After working as a prostitute for almost two years, Contessa says her turning point came when a man put a gun to her head. "That's when I knew I had to stop," she says. "I just saw myself getting shot. I knew my prayers didn't work any more."
Contessa says it's been two years since she stopped prostituting herself. Now, Contessa is working with PRIDE, a non-profit organization in Minneapolis, Minnesota, that helps women get out and stay out of prostitution. She has a job and a place to live, but she can't let go of her past. "I don't feel clean yet," she says. "I feel like a dirty person all the time. ... They have just used me up so much. They turned me into nothing."
Oprah tells Contessa that she is not all used up, and she must have faith in herself to move on and begin a new life.

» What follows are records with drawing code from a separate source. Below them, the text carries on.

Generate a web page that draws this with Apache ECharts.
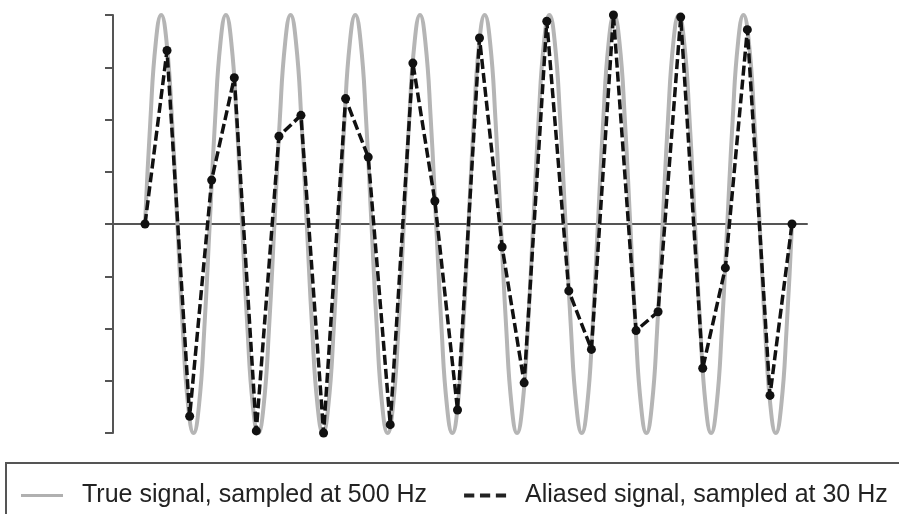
<!DOCTYPE html>
<html>
<head>
<meta charset="utf-8">
<script src="https://cdn.jsdelivr.net/npm/echarts@6/dist/echarts.min.js"></script>
<style>
  html, body { margin: 0; padding: 0; background: #fff; }
  #chart { width: 899px; height: 514px; }
</style>
</head>
<body>
<div id="chart"></div>
<script>
// one cycle of the true signal (12 points per cycle)
var trueCycle = [0, 0.5, 0.87, 1, 0.87, 0.5, 0, -0.5, -0.87, -1, -0.87, -0.5];
var trueCycles = 10;

// samples taken at 30 Hz (time in s, value)
var sampleTimes = [0, 0.034, 0.069, 0.103, 0.138, 0.172, 0.207, 0.241, 0.276, 0.310,
  0.345, 0.379, 0.414, 0.448, 0.483, 0.517, 0.552, 0.586, 0.621, 0.655,
  0.690, 0.724, 0.759, 0.793, 0.828, 0.862, 0.897, 0.931, 0.966, 1.0];
var sampleValues = [0, 0.83, -0.92, 0.21, 0.70, -0.99, 0.42, 0.52, -1.0, 0.60,
  0.32, -0.96, 0.77, 0.11, -0.89, 0.89, -0.11, -0.76, 0.97, -0.32,
  -0.60, 1.0, -0.51, -0.42, 0.99, -0.69, -0.21, 0.93, -0.82, 0];

var yTicks = [-1, -0.75, -0.5, -0.25, 0, 0.25, 0.5, 0.75, 1];

var trueName = 'True signal, sampled at 500 Hz';
var aliasName = 'Aliased signal, sampled at 30 Hz';

// build line data
var trueData = [];
var step = 1 / (trueCycles * trueCycle.length);
for (var c = 0; c < trueCycles; c++) {
  trueCycle.forEach(function (v, i) {
    trueData.push([(c * trueCycle.length + i) * step, v]);
  });
}
trueData.push([1, 0]);
var aliasData = sampleTimes.map(function (t, i) { return [t, sampleValues[i]]; });

var chart = echarts.init(document.getElementById('chart'), null, { renderer: 'canvas' });
chart.setOption({
  backgroundColor: '#fff',
  animation: false,
  textStyle: { fontFamily: 'Liberation Sans, Arial, sans-serif' },
  grid: { left: 113, right: 92, top: 15, bottom: 81 },
  xAxis: {
    type: 'value',
    min: -0.0495,
    max: 1.0232,
    axisLine: { onZero: true, lineStyle: { color: '#555', width: 2 } },
    axisTick: { show: false },
    axisLabel: { show: false },
    splitLine: { show: false }
  },
  yAxis: {
    type: 'value',
    min: yTicks[0],
    max: yTicks[yTicks.length - 1],
    interval: 0.25,
    axisLine: { show: true, onZero: false, lineStyle: { color: '#555', width: 2 } },
    axisTick: { show: true, length: 8, lineStyle: { color: '#555', width: 2 } },
    axisLabel: { show: false },
    splitLine: { show: false }
  },
  legend: {
    left: 16,
    top: 478,
    itemGap: 37,
    itemHeight: 12,
    itemWidth: 42,
    textStyle: { fontSize: 25, color: '#222', padding: [0, 0, 0, 14] },
    data: [
      { name: trueName, icon: 'path://M0,5h42v3h-42z', itemStyle: { color: '#b0b0b0' } },
      { name: aliasName, icon: 'path://M0,5h9v3.5h-9zM14,5h9v3.5h-9zM28,5h9v3.5h-9z', itemStyle: { color: '#222' } }
    ]
  },
  graphic: [{
    type: 'rect',
    shape: { x: 6, y: 463, width: 1000, height: 100 },
    style: { fill: 'none', stroke: '#555', lineWidth: 2 },
    silent: true
  }],
  series: [
    {
      name: trueName,
      type: 'line',
      data: trueData,
      smooth: true,
      showSymbol: false,
      lineStyle: { color: '#b5b5b5', width: 4 },
      itemStyle: { color: '#b5b5b5' },
      z: 1
    },
    {
      name: aliasName,
      type: 'line',
      data: aliasData,
      symbol: 'circle',
      symbolSize: 9,
      lineStyle: { color: '#111', width: 3.5, type: [10, 4] },
      itemStyle: { color: '#111' },
      z: 2
    }
  ]
});
</script>
</body>
</html>
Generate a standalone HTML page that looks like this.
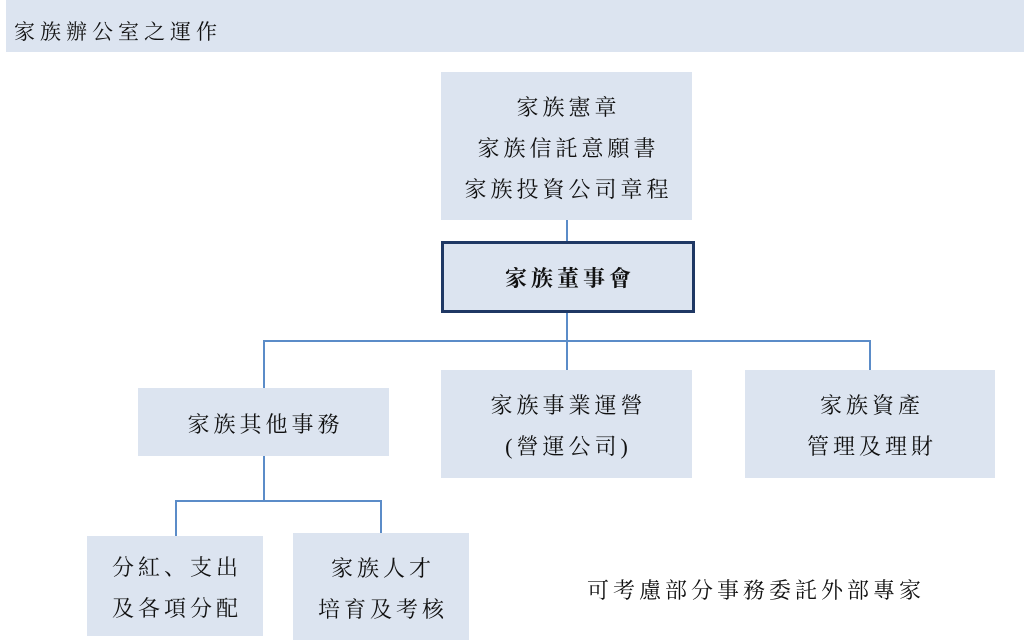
<!DOCTYPE html>
<html><head><meta charset="utf-8"><style>
body{margin:0;width:1024px;height:642px;background:#fff;position:relative;overflow:hidden;font-family:"Liberation Serif","Noto Serif CJK SC",serif;color:#111}
.b{position:absolute;background:#dce4f0;display:flex;flex-direction:column;align-items:center;justify-content:center;font-size:22px;line-height:41px;letter-spacing:4px;text-align:center;box-sizing:border-box;padding-top:4px}
.b div{margin-right:-4px}
.l{position:absolute;background:#5b8cc8}
</style></head><body>
<div style="position:absolute;left:6px;top:0;width:1018px;height:52px;background:#dce4f0"></div>
<div style="position:absolute;left:14px;top:16px;font-size:21px;letter-spacing:5px">家族辦公室之運作</div>

<div class="l" style="left:566px;top:220px;width:2px;height:22px"></div>
<div class="l" style="left:566px;top:312px;width:2px;height:58px"></div>
<div class="l" style="left:263px;top:340px;width:607px;height:2px"></div>
<div class="l" style="left:263px;top:340px;width:2px;height:48px"></div>
<div class="l" style="left:869px;top:340px;width:2px;height:30px"></div>
<div class="l" style="left:263px;top:456px;width:2px;height:45px"></div>
<div class="l" style="left:175px;top:500px;width:207px;height:2px"></div>
<div class="l" style="left:175px;top:500px;width:2px;height:36px"></div>
<div class="l" style="left:380px;top:500px;width:2px;height:33px"></div>

<div class="b" style="left:441px;top:72px;width:251px;height:148px"><div>家族憲章</div><div>家族信託意願書</div><div>家族投資公司章程</div></div>
<div class="b" style="left:441px;top:241px;width:254px;height:72px;border:3px solid #1f3864;font-weight:bold;padding-top:2px"><div>家族董事會</div></div>
<div class="b" style="left:138px;top:388px;width:251px;height:68px"><div>家族其他事務</div></div>
<div class="b" style="left:441px;top:370px;width:251px;height:108px"><div>家族事業運營</div><div>(營運公司)</div></div>
<div class="b" style="left:745px;top:370px;width:250px;height:108px"><div>家族資產</div><div>管理及理財</div></div>
<div class="b" style="left:87px;top:536px;width:176px;height:100px"><div>分紅、支出</div><div>及各項分配</div></div>
<div class="b" style="left:293px;top:533px;width:176px;height:107px"><div>家族人才</div><div>培育及考核</div></div>
<div style="position:absolute;left:587px;top:574px;font-size:22px;letter-spacing:4px">可考慮部分事務委託外部專家</div>
</body></html>
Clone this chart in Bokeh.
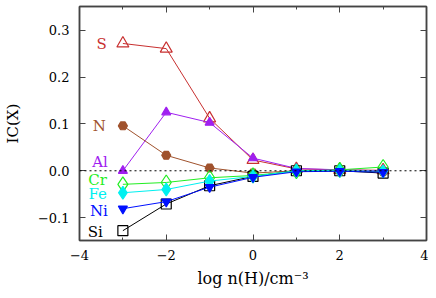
from bokeh.plotting import figure
from bokeh.models import FixedTicker, LinearAxis, Span, Range1d, Label
from bokeh.embed import file_html
from bokeh.resources import INLINE

# ---- data ----
log_nH = [-3, -2, -1, 0, 1, 2, 3]
ic_S = [0.272, 0.261, 0.112, 0.023, 0.004, 0.002, 0.001]
ic_Al = [0.0, 0.125, 0.103, 0.027, 0.005, 0.002, 0.0]
ic_N = [0.096, 0.033, 0.006, -0.005, 0.0, 0.0, -0.002]
ic_Si = [-0.128, -0.071, -0.032, -0.012, 0.0, 0.0, -0.005]
ic_Cr = [-0.029, -0.025, -0.015, -0.010, -0.001, 0.002, 0.008]
ic_Fe = [-0.047, -0.040, -0.022, -0.012, 0.0, 0.0, -0.001]
ic_Ni = [-0.081, -0.066, -0.035, -0.014, -0.002, -0.001, -0.003]

elements = ["S", "Al", "N", "Si", "Cr", "Fe", "Ni"]
label_y = [0.270, 0.019, 0.096, -0.130, -0.019, -0.049, -0.085]

x_ticks = [-4, -2, 0, 2, 4]
x_minor = [-3, -1, 1, 3]
x_tick_labels = ["\u22124", "\u22122", "0", "2", "4"]
y_ticks = [-0.1, 0.0, 0.1, 0.2, 0.3]
y_tick_labels = ["\u22120.1", "0.0", "0.1", "0.2", "0.3"]

series = {"S": ic_S, "Al": ic_Al, "N": ic_N, "Si": ic_Si,
          "Cr": ic_Cr, "Fe": ic_Fe, "Ni": ic_Ni}

styles = {
    "S": dict(marker="triangle", color="#c83030", size=12, filled=False, dx=-16),
    "Al": dict(marker="triangle", color="#a020f0", size=9, filled=True, dx=-15),
    "N": dict(marker="hex", color="#a0522d", size=9, filled=True, dx=-17),
    "Si": dict(marker="square", color="#000000", size=10, filled=False, dx=-20),
    "Cr": dict(marker="diamond", color="#22ee22", size=15, filled=False, dx=-16),
    "Fe": dict(marker="diamond", color="#00f0f0", size=13, filled=True, dx=-16),
    "Ni": dict(marker="inverted_triangle", color="#0010ff", size=9, filled=True, dx=-15),
}

FONT = "DejaVu Serif"
AXC = "#444444"

p = figure(width=428, height=290, output_backend="svg", toolbar_location=None,
           x_range=Range1d(-4, 4), y_range=Range1d(-0.149, 0.351),
           min_border_left=78, min_border_right=2, min_border_top=6,
           min_border_bottom=49)
p.grid.visible = False
p.outline_line_color = AXC
p.outline_line_width = 1.5
p.background_fill_color = "white"
p.border_fill_color = "white"

p.xaxis.ticker = FixedTicker(ticks=x_ticks, minor_ticks=x_minor)
p.yaxis.ticker = FixedTicker(ticks=y_ticks, minor_ticks=[])
p.xaxis.major_label_overrides = dict(zip(x_ticks, x_tick_labels))
p.yaxis.major_label_overrides = dict(zip(y_ticks, y_tick_labels))

p.xaxis.axis_label = "log n(H)/cm\u207b\u00b3"
p.yaxis.axis_label = "IC(X)"

for ax in (p.xaxis[0], p.yaxis[0]):
    ax.axis_line_color = AXC
    ax.axis_line_width = 1.5
    ax.major_tick_line_color = AXC
    ax.minor_tick_line_color = AXC
    ax.major_tick_in = 6
    ax.major_tick_out = 0
    ax.minor_tick_in = 3
    ax.minor_tick_out = 0
    ax.major_label_text_font = FONT
    ax.major_label_text_font_size = "13px"
    ax.major_label_text_color = "black"
    ax.axis_label_text_font = FONT
    ax.axis_label_text_font_style = "normal"
    ax.axis_label_text_color = "black"

p.xaxis.axis_label_text_font_size = "16px"
p.yaxis.axis_label_text_font_size = "15px"
p.xaxis.major_label_standoff = 9
p.xaxis.axis_label_standoff = 6
p.yaxis.major_label_standoff = 10
p.yaxis.axis_label_standoff = 13

# mirrored ticks on top and right
for loc, tick, ticks in (("above", FixedTicker(ticks=x_ticks, minor_ticks=x_minor), x_ticks),
                         ("right", FixedTicker(ticks=y_ticks, minor_ticks=[]), y_ticks)):
    ax = LinearAxis(ticker=tick)
    ax.axis_line_color = AXC
    ax.axis_line_width = 1.5
    ax.major_tick_line_color = AXC
    ax.minor_tick_line_color = AXC
    ax.major_tick_in = 6
    ax.major_tick_out = 0
    ax.minor_tick_in = 3
    ax.minor_tick_out = 0
    ax.major_label_overrides = {t: "" for t in ticks}
    ax.major_label_standoff = 0
    p.add_layout(ax, loc)

p.add_layout(Span(location=0, dimension="width", line_color="black",
                  line_width=1, line_dash="2 3"))

for name in elements:
    st = styles[name]
    ys = series[name]
    p.line(log_nH, ys, line_color=st["color"], line_width=1)
    p.scatter(log_nH, ys, marker=st["marker"], size=st["size"],
              line_color=st["color"], line_width=1.2,
              fill_color=st["color"] if st["filled"] else None,
              fill_alpha=1.0 if st["filled"] else 0.0)

for name, ly in zip(elements, label_y):
    st = styles[name]
    p.add_layout(Label(x=log_nH[0], y=ly, text=name, x_offset=st["dx"],
                       text_font=FONT, text_font_size="15px", text_align="right",
                       text_baseline="middle", text_color=st["color"]))

open("out.html", "w").write(file_html(p, INLINE))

"If you believe yourself, as you've told the world today, that you're all used up, then your life will be," Oprah says. "There's nothing else that could ever possibly happen that would bring you joy, that would bring you meaning, that would bring you a sense of fulfillment if that is what you believe. You become what you believe. ... God has great plans for you. Great things will happen to you in your life."
When Oprah looks into Contessa's eyes, she says she sees herself. "When I was 14 years old, I was running the streets," she says. "And there but for the grace of God, if my father hadn't taken me in, I could have been you or any one of the girls here."